→ **Written task**
Leave the pictures out and retype the lines from the beginning through the line with "5.5, 6, 6.5, 7, 7.5, 8, 8.5, 9, 9.5, 10]", both ends included.

→ **Dataset extract**
* BEGIN *

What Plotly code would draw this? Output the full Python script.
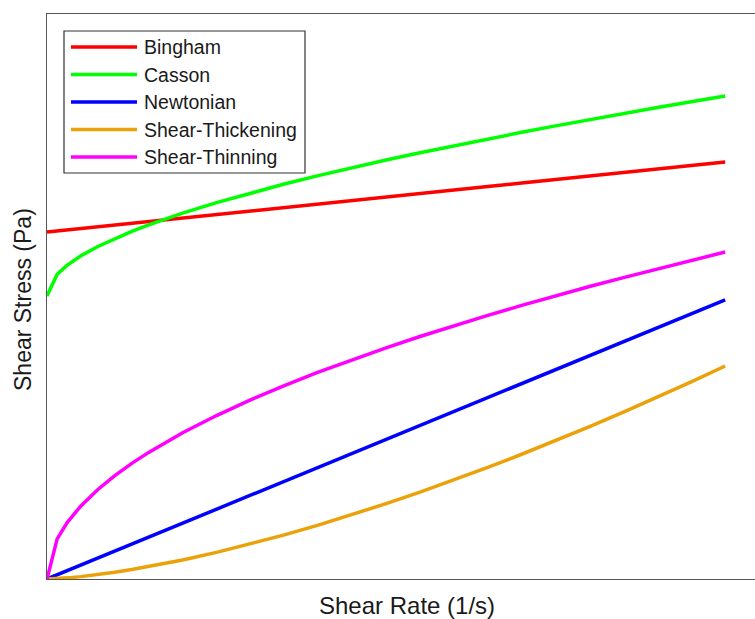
import plotly.graph_objects as go

# Shear rate samples (1/s) and the stress each model gives (Pa)
shear_rate = [0, 0.15, 0.3, 0.5, 0.75, 1, 1.25, 1.5, 2, 2.5, 3, 3.5, 4, 4.5, 5,
              5.5, 6, 6.5, 7, 7.5, 8, 8.5, 9, 9.5, 10]

bingham = [61.4, 61.59, 61.77, 62.02, 62.33, 62.64, 62.95, 63.26, 63.88, 64.5,
           65.12, 65.74, 66.36, 66.98, 67.6, 68.22, 68.84, 69.46, 70.08, 70.7,
           71.32, 71.94, 72.56, 73.18, 73.8]
casson = [50.1, 53.93, 55.55, 57.2, 58.85, 60.27, 61.54, 62.69, 64.76, 66.62,
          68.32, 69.9, 71.39, 72.8, 74.15, 75.44, 76.69, 77.9, 79.06, 80.2,
          81.31, 82.39, 83.44, 84.48, 85.49]
newtonian = [0, 0.74, 1.48, 2.47, 3.71, 4.94, 6.18, 7.41, 9.88, 12.35,
             14.82, 17.29, 19.76, 22.23, 24.7, 27.17, 29.64, 32.11, 34.58, 37.05,
             39.52, 41.99, 44.46, 46.93, 49.4]
shear_thickening = [0, 0.07, 0.2, 0.42, 0.77, 1.19, 1.67, 2.19, 3.37, 4.71,
                    6.19, 7.81, 9.54, 11.38, 13.33, 15.38, 17.52, 19.75, 22.08, 24.48,
                    26.97, 29.54, 32.18, 34.9, 37.7]
shear_thinning = [0, 7.09, 10.02, 12.94, 15.85, 18.3, 20.46, 22.41, 25.88, 28.93,
                  31.7, 34.24, 36.6, 38.82, 40.92, 42.92, 44.83, 46.66, 48.42, 50.12,
                  51.76, 53.35, 54.9, 56.4, 57.87]

series_names = ["Bingham", "Casson", "Newtonian", "Shear-Thickening", "Shear-Thinning"]
series_values = [bingham, casson, newtonian, shear_thickening, shear_thinning]
series_colors = ["#FF0000", "#00FF00", "#0000FF", "#EBA10A", "#FF00FF"]

W, H = 755, 619
LEFT, TOP, BOTTOM = 47, 14, 579
FONT = "Liberation Sans, Arial, sans-serif"


def px(x, y):
    """Pixel position -> paper coordinates of the plot area."""
    return (x - LEFT) / (W - LEFT), (BOTTOM - y) / (BOTTOM - TOP)


fig = go.Figure()
for name, vals, col in zip(series_names, series_values, series_colors):
    fig.add_trace(go.Scatter(x=shear_rate, y=vals, mode="lines", name=name,
                             line=dict(color=col, width=3.5), cliponaxis=False,
                             showlegend=False))

# Boxed legend with long line samples
shapes = []
annotations = []
x0, y0 = px(64, 31)
x1, y1 = px(305, 173)
shapes.append(dict(type="rect", xref="paper", yref="paper", x0=x0, y0=y1, x1=x1, y1=y0,
                   line=dict(color="#333333", width=1.2), fillcolor="white", layer="above"))
for i, (name, col) in enumerate(zip(series_names, series_colors)):
    yc = 47 + i * 27.5
    lx0, ly = px(71, yc)
    lx1, _ = px(137, yc)
    shapes.append(dict(type="line", xref="paper", yref="paper", x0=lx0, x1=lx1, y0=ly, y1=ly,
                       line=dict(color=col, width=3.5), layer="above"))
    tx, _ = px(142, yc)
    annotations.append(dict(text=name, xref="paper", yref="paper", x=tx, y=ly,
                            xanchor="left", yanchor="middle", showarrow=False,
                            font=dict(family=FONT, size=19.5, color="#1a1a1a")))

ax, ay = px(407, 605)
annotations.append(dict(text="Shear Rate (1/s)", xref="paper", yref="paper", x=ax, y=ay,
                        xanchor="center", yanchor="middle", showarrow=False,
                        font=dict(family=FONT, size=24, color="#1a1a1a")))
bx, by = px(23, 300)
annotations.append(dict(text="Shear Stress (Pa)", xref="paper", yref="paper", x=bx, y=by,
                        xanchor="center", yanchor="middle", showarrow=False, textangle=-90,
                        font=dict(family=FONT, size=23, color="#1a1a1a")))

fig.update_layout(
    width=W, height=H,
    margin=dict(l=LEFT, r=0, t=TOP, b=H - BOTTOM),
    plot_bgcolor="white", paper_bgcolor="white",
    shapes=shapes, annotations=annotations,
    xaxis=dict(range=[0, 10.44], showline=True, mirror=True, linecolor="#555555", linewidth=1.3,
               showgrid=False, zeroline=False, showticklabels=False, ticks=""),
    yaxis=dict(range=[0, 100], showline=True, mirror=False, linecolor="#555555", linewidth=1.3,
               showgrid=False, zeroline=False, showticklabels=False, ticks=""),
)

fig.write_html("out.html")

* END *

→ **Correct result**
What Plotly code would draw this? Output the full Python script.
import plotly.graph_objects as go

# Shear rate samples (1/s) and the stress each model gives (Pa)
shear_rate = [0, 0.15, 0.3, 0.5, 0.75, 1, 1.25, 1.5, 2, 2.5, 3, 3.5, 4, 4.5, 5,
              5.5, 6, 6.5, 7, 7.5, 8, 8.5, 9, 9.5, 10]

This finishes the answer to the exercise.